If you manage Form 2290 filings for clients, you already know the bottlenecks, VIN cleanup, weight checks, First Used Month logic, credits, and amendments, all due while registrations are on the line. This is where structure beats heroics. Accountably integrates trained offshore teams into U.S. firm workflows to standardize workpapers, follow SOPs, and protect review time during peak compliance cycles like HVUT season. Use us when you want stable capacity without chaos, and keep your partners focused on client strategy instead of chasing VINs.

Note, we mention Accountably here because some readers are accounting leaders who must scale delivery while protecting quality and security. If you are a carrier or owner‑operator, the guidance above still gives you everything you need to file cleanly and on time.

Conclusion

You now have a clean path to file Form 2290 on time, with fewer surprises. Confirm your VINs and weights, set the correct First Used Month, file by the last day of the month after first use, and choose e‑file for speed. Use suspensions and credits correctly, keep simple records, and amend as soon as facts change. That is how you avoid penalties, protect registrations, and keep trucks rolling.

This guide reflects the IRS Instructions for Form 2290 revised in July 2025. Always check the latest IRS page before you file, since rules, dates, and addresses can change.

Reusable Checklists

Below are three checklists my team uses on every 2290 engagement. Paste them into your firm SOP and adjust the wording to match your intake forms.

Pre-file 2290 intake checklist

  • Confirm the Employer Identification Number; flag any return attempted on an SSN.
  • Capture vehicle list with VIN, taxable gross weight, and first-use month (YYYYMM).
  • Mark each vehicle: regular highway, logging vehicle, agricultural, or suspended (Category W).
  • Verify the form revision date matches the tax period (Rev. July 2025 for the 2025-2026 period).
  • Print or attach two identical Schedule 1 copies for IRS submission.
  • Confirm the filer's mailing address for the returned stamped Schedule 1.
  • Decide the payment method up front: EFTPS, card, EFW, or check with Form 2290-V.

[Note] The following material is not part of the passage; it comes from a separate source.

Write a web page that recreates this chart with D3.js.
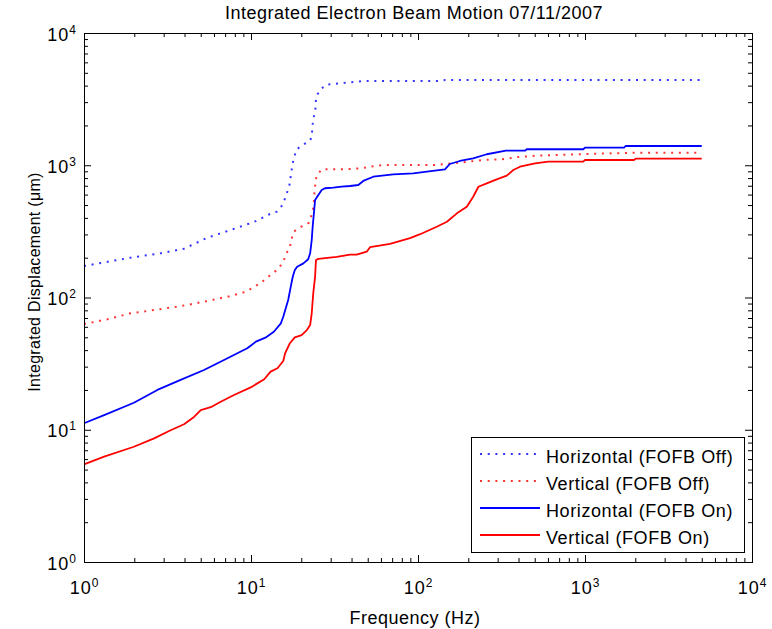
<!DOCTYPE html>
<html>
<head>
<meta charset="utf-8">
<script src="https://cdn.jsdelivr.net/npm/d3@7"></script>
<style>
  html, body { margin: 0; padding: 0; background: #fff; }
  svg { display: block; font-family: "Liberation Sans", Arial, Helvetica, sans-serif; }
</style>
</head>
<body>
<svg id="chart" width="772" height="629"></svg>
<script>
// ---- data ----
const title = "Integrated Electron Beam Motion 07/11/2007";
const xLabel = "Frequency (Hz)";
const yLabel = "Integrated Displacement (\u03bcm)";
const decadeExponents = [0, 1, 2, 3, 4];

const seriesNames = ["Horizontal (FOFB Off)", "Vertical (FOFB Off)", "Horizontal (FOFB On)", "Vertical (FOFB On)"];

const hOffFreq = [1, 1.9, 2.88, 3.97, 5.47, 7.56, 10.4, 12.9, 14.3, 15.6, 16.2, 16.9, 17.4, 17.7, 18.1, 18.8, 20.4, 22.7, 23.2, 23.4, 23.8, 24.3, 24.4, 25.1, 26.2, 28.1, 34.8, 47.5, 139, 145, 5000];
const hOffVal  = [173, 200, 216, 234, 283, 324, 372, 426, 446, 509, 596, 677, 869, 1005, 1149, 1320, 1423, 1545, 1776, 2040, 2330, 2650, 3025, 3460, 3753, 4063, 4170, 4340, 4340, 4413, 4413];

const vOffFreq = [1, 1.38, 1.9, 2.63, 3.59, 4.45, 5.47, 6.09, 7.56, 9.33, 10.4, 11.5, 12.8, 14.3, 15.6, 16.2, 17.1, 17.5, 18.0, 20.0, 22.3, 23.1, 23.7, 23.9, 24.0, 24.3, 24.7, 26.5, 36.5, 45, 55.3, 62, 129.5, 145, 178, 246, 340, 376, 514, 883, 2040, 5000];
const vOffVal  = [63, 68.4, 76, 80.4, 85.2, 89.3, 94, 96.9, 102.6, 110.6, 120, 129.5, 144.7, 161.5, 184.6, 212, 242, 277, 314.5, 343, 368, 426, 486, 562, 639, 730, 834, 931, 931, 948, 987, 1005, 1005, 1023, 1046, 1096, 1115, 1148, 1181, 1210, 1245, 1245];

const hOnFreq = [1, 1.32, 1.99, 2.75, 3.79, 5.23, 6.89, 9.5, 10.7, 12.2, 13.7, 15.1, 15.6, 16.7, 17.3, 17.8, 18.3, 18.9, 20.6, 22.0, 22.6, 23.1, 23.4, 23.8, 24.2, 25.3, 26.5, 27.7, 31.1, 34.9, 39.2, 43.9, 47.0, 54.0, 71.1, 93.7, 113, 145, 155, 178, 214, 258, 336, 437, 448, 977, 1000, 1713, 1750, 5000];
const hOnVal  = [11.2, 12.9, 16.0, 20.0, 23.8, 28.3, 33.7, 41.3, 46.4, 49.7, 55.1, 63.8, 71.6, 95.7, 121, 144, 161.5, 171, 181, 194.5, 216, 272, 343, 433, 546, 596, 650, 670, 677, 688, 697, 709, 761, 819, 854, 869, 894, 932, 1022, 1077, 1129, 1211, 1289, 1289, 1321, 1321, 1358, 1358, 1398, 1398];

const vOnFreq = [1, 1.32, 1.99, 2.63, 3.23, 3.97, 4.56, 5.0, 5.74, 6.59, 7.91, 9.96, 12.0, 13.1, 14.4, 15.6, 16.0, 17.1, 18.3, 20.1, 21.6, 22.6, 23.1, 23.6, 24.2, 24.5, 25.3, 32.6, 39.2, 42.9, 49.3, 51.6, 68.0, 89.6, 103, 129.5, 149, 171, 196, 214, 230, 258, 296, 340, 372, 408, 502, 603, 977, 1000, 1963, 2010, 5000];
const vOnVal  = [5.48, 6.26, 7.44, 8.61, 9.78, 11.0, 12.5, 14.1, 14.8, 16.3, 18.3, 20.9, 24.1, 27.5, 29.2, 33.1, 37.8, 45.1, 50.0, 52.0, 56.7, 61.9, 76.0, 108, 144, 192, 196, 203, 211, 211, 222, 240, 254, 281, 301, 343, 374, 433, 486, 578, 688, 730, 783, 834, 921, 975, 1035, 1064, 1064, 1096, 1096, 1121, 1121];

// ---- layout ----
const W = 772, H = 629;
const L = 84, R = 752, T = 33, B = 562;

const svg = d3.select("#chart");
const x = d3.scaleLog().domain([1, 1e4]).range([L, R]);
const y = d3.scaleLog().domain([1, 1e4]).range([B, T]);

const majors = decadeExponents.map(e => Math.pow(10, e));
const minors = [];
for (let e = 0; e < 4; e++) for (let m = 2; m <= 9; m++) minors.push(m * Math.pow(10, e));

// background
svg.append("rect").attr("width", W).attr("height", H).attr("fill", "#fff");
svg.append("rect").attr("x", L).attr("y", T).attr("width", R - L).attr("height", B - T).attr("fill", "#fff");

// ticks (inward on all four sides)
function addAxis(gen, tr, vals, size) {
  const g = svg.append("g").attr("transform", tr)
    .call(gen.tickValues(vals).tickSize(-size).tickSizeOuter(0).tickFormat(() => ""));
  g.select(".domain").remove();
  g.selectAll(".tick line").attr("stroke", "#000").attr("stroke-width", 1);
  return g;
}
addAxis(d3.axisBottom(x), `translate(0,${B})`, minors, 4);
addAxis(d3.axisTop(x), `translate(0,${T})`, minors, 4);
addAxis(d3.axisLeft(y), `translate(${L},0)`, minors, 4);
addAxis(d3.axisRight(y), `translate(${R},0)`, minors, 4);
const gxb = addAxis(d3.axisBottom(x), `translate(0,${B})`, majors, 7);
addAxis(d3.axisTop(x), `translate(0,${T})`, majors, 7);
const gyl = addAxis(d3.axisLeft(y), `translate(${L},0)`, majors, 7);
addAxis(d3.axisRight(y), `translate(${R},0)`, majors, 7);

// tick labels 10^n
gxb.selectAll(".tick").each(function(d) {
  const t = d3.select(this).select("text")
    .attr("y", 32).attr("dy", null).attr("text-anchor", "middle")
    .attr("fill", "#000").attr("font-size", 18).style("letter-spacing", "1px");
  t.text(null);
  t.append("tspan").text("10");
  t.append("tspan").attr("dy", -7).attr("font-size", 12).text(Math.round(Math.log10(d)));
});
gyl.selectAll(".tick").each(function(d) {
  const t = d3.select(this).select("text")
    .attr("x", -7).attr("dy", null).attr("y", 7).attr("text-anchor", "end")
    .attr("fill", "#000").attr("font-size", 18).style("letter-spacing", "1px");
  t.text(null);
  t.append("tspan").text("10");
  t.append("tspan").attr("dy", -7).attr("font-size", 12).text(Math.round(Math.log10(d)));
});

// series lines
const series = [
  { f: hOffFreq, v: hOffVal, color: "#0000ff", dotted: true },
  { f: vOffFreq, v: vOffVal, color: "#ff0000", dotted: true },
  { f: hOnFreq,  v: hOnVal,  color: "#0000ff", dotted: false },
  { f: vOnFreq,  v: vOnVal,  color: "#ff0000", dotted: false }
];
const line = d3.line().x(d => x(d[0])).y(d => y(d[1]));
series.forEach(s => {
  const pts = s.f.map((f, i) => [f, s.v[i]]);
  const p = svg.append("path").datum(pts).attr("d", line)
    .attr("fill", "none").attr("stroke", s.color);
  if (s.dotted) p.attr("stroke-width", 2).attr("stroke-dasharray", "2,5.7").attr("opacity", 0.8);
  else p.attr("stroke-width", 1.8).attr("stroke-linejoin", "round");
});

// box
svg.append("rect").attr("x", L + 0.5).attr("y", T + 0.5).attr("width", R - L).attr("height", B - T)
  .attr("fill", "none").attr("stroke", "#000").attr("stroke-width", 1);

// title & labels
svg.append("text").attr("x", 414).attr("y", 19).attr("text-anchor", "middle")
  .attr("font-size", 18).style("letter-spacing", "0.5px").text(title);
svg.append("text").attr("x", 415).attr("y", 624).attr("text-anchor", "middle")
  .attr("font-size", 18).style("letter-spacing", "0.5px").text(xLabel);
svg.append("text").attr("transform", "translate(40,282) rotate(-90)").attr("text-anchor", "middle")
  .attr("font-size", 16).style("letter-spacing", "0.3px").text(yLabel);

// legend
const lg = svg.append("g");
lg.append("rect").attr("x", 471.5).attr("y", 437.5).attr("width", 273).attr("height", 115)
  .attr("fill", "#fff").attr("stroke", "#000").attr("stroke-width", 1);
const rowY = [456, 483, 510, 537];
series.forEach((s, i) => {
  const ly = rowY[i] - 2;
  const p = lg.append("line").attr("x1", 480).attr("x2", 540).attr("y1", ly).attr("y2", ly)
    .attr("stroke", s.color);
  if (s.dotted) p.attr("stroke-width", 2).attr("stroke-dasharray", "2,5.7").attr("opacity", 0.8);
  else p.attr("stroke-width", 1.8);
  lg.append("text").attr("x", 546).attr("y", rowY[i] + 6.5).attr("font-size", 18)
    .style("letter-spacing", "0.6px").text(seriesNames[i]);
});
</script>
</body>
</html>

2290 tax computation review

  • Match each vehicle's taxable gross weight to Category A through V on the Tax Computation table.
  • Apply the logging rate (column b, 25% reduction) only when the IRS logging-vehicle definition is met.
  • Use partial-period rates (column 2 in the separate instructions) for vehicles first used after July.
  • List Category W vehicles on Schedule 1 even though no tax is owed.
  • Reconcile Schedule 1 Part II line c with the total of columns 3(a) and 3(b) on the Tax Computation table.
  • Cross-check Line 2 totals against Line 4 after adding any Line 3 additional weight tax.
  • Attach supporting documentation for every Line 5 credit (sold, stolen, destroyed, or under-mileage).

Post-file Schedule 1 handoff

  • Save the stamped Schedule 1 PDF to the engagement folder within 24 hours of IRS receipt.
  • Send the stamped Schedule 1 to the client with a registration-use cover note.
  • Log the next first-use month so the calendar pulls the renewal forward automatically.
  • Note any suspended vehicles for the next year's mileage check.
  • Retain a copy of Form 2290 and supporting documents in the client file.

Keep 2290 Season From Stalling

For firms handling fleet clients, the 2290 window is short and easy to lose. The tax period covers July 1 through June 30, and most fleet returns are due by August 31 (per the Form 2290 July 2025 revision instructions). When the August summer-cleanup workload collides with state DMV registration deadlines, even one missed stamped Schedule 1 can stall a client's truck off the road.

The fix is structural. Treat 2290 like a recurring micro-engagement with its own intake, computation, and handoff steps, not a one-off favor for a fleet client.

  • Maintain a fleet roster with VIN, taxable gross weight category (A through V), and first-use month so the 6-digit YYYYMM code lands on Line 1 without rework.
  • Split the prep work into two passes: a regular-rate pass for over-5,000-mile (over-7,500-mile agricultural) vehicles, and a Category W suspension pass for low-mileage vehicles that still need listing on Schedule 1.
  • Tag every Line 5 credit with its supporting documentation reference at intake so the file is review-ready before it reaches a senior.
  • Track the stamped Schedule 1 return from the IRS as its own deliverable, since the client cannot register the vehicle without it.
  • Calendar VIN Correction and Amended Return follow-ups separately from the original filing so the right checkbox gets used on the right form.

That structure is exactly what our team is built to run. Accountably's tax delivery teams handle 2290 intake, tax computation, Schedule 1 review, and the stamped-copy handoff inside your workflow, so the August window stops competing with the rest of your compliance work.

FAQs

What is Form 2290 for?

You use it to report and pay the Heavy Highway Vehicle Use Tax for trucks at 55,000 pounds or more, to claim suspensions when mileage will stay below the cap, to amend for weight increases or mileage overages, and to claim credits for units sold, stolen, destroyed, or under the mileage limit. Your stamped Schedule 1 is your proof for registration.

How much is the 2290 tax each year?

For 55,000 pounds the tax is 100, then add 22 for each additional 1,000 pounds up to 550 at 75,000 pounds and above. Check the current year’s tax computation table if you think your vehicle might qualify for a different category, such as logging.

Do I have to file every year?

Yes. File each year for every qualifying heavy vehicle. Your due date is the last day of the month after the vehicle’s First Used Month, regardless of your state registration cycle.

How do I get my stamped Schedule 1?

E‑file through an IRS‑authorized provider and you will usually receive your watermarked Schedule 1 within minutes of acceptance. If you mail a paper return, expect several weeks.

Can I file if I expect low mileage?

Yes, you must still file to claim a suspension, 5,000 miles or less, or 7,500 for agricultural vehicles. If you exceed the limit later, file an amended return and pay the tax.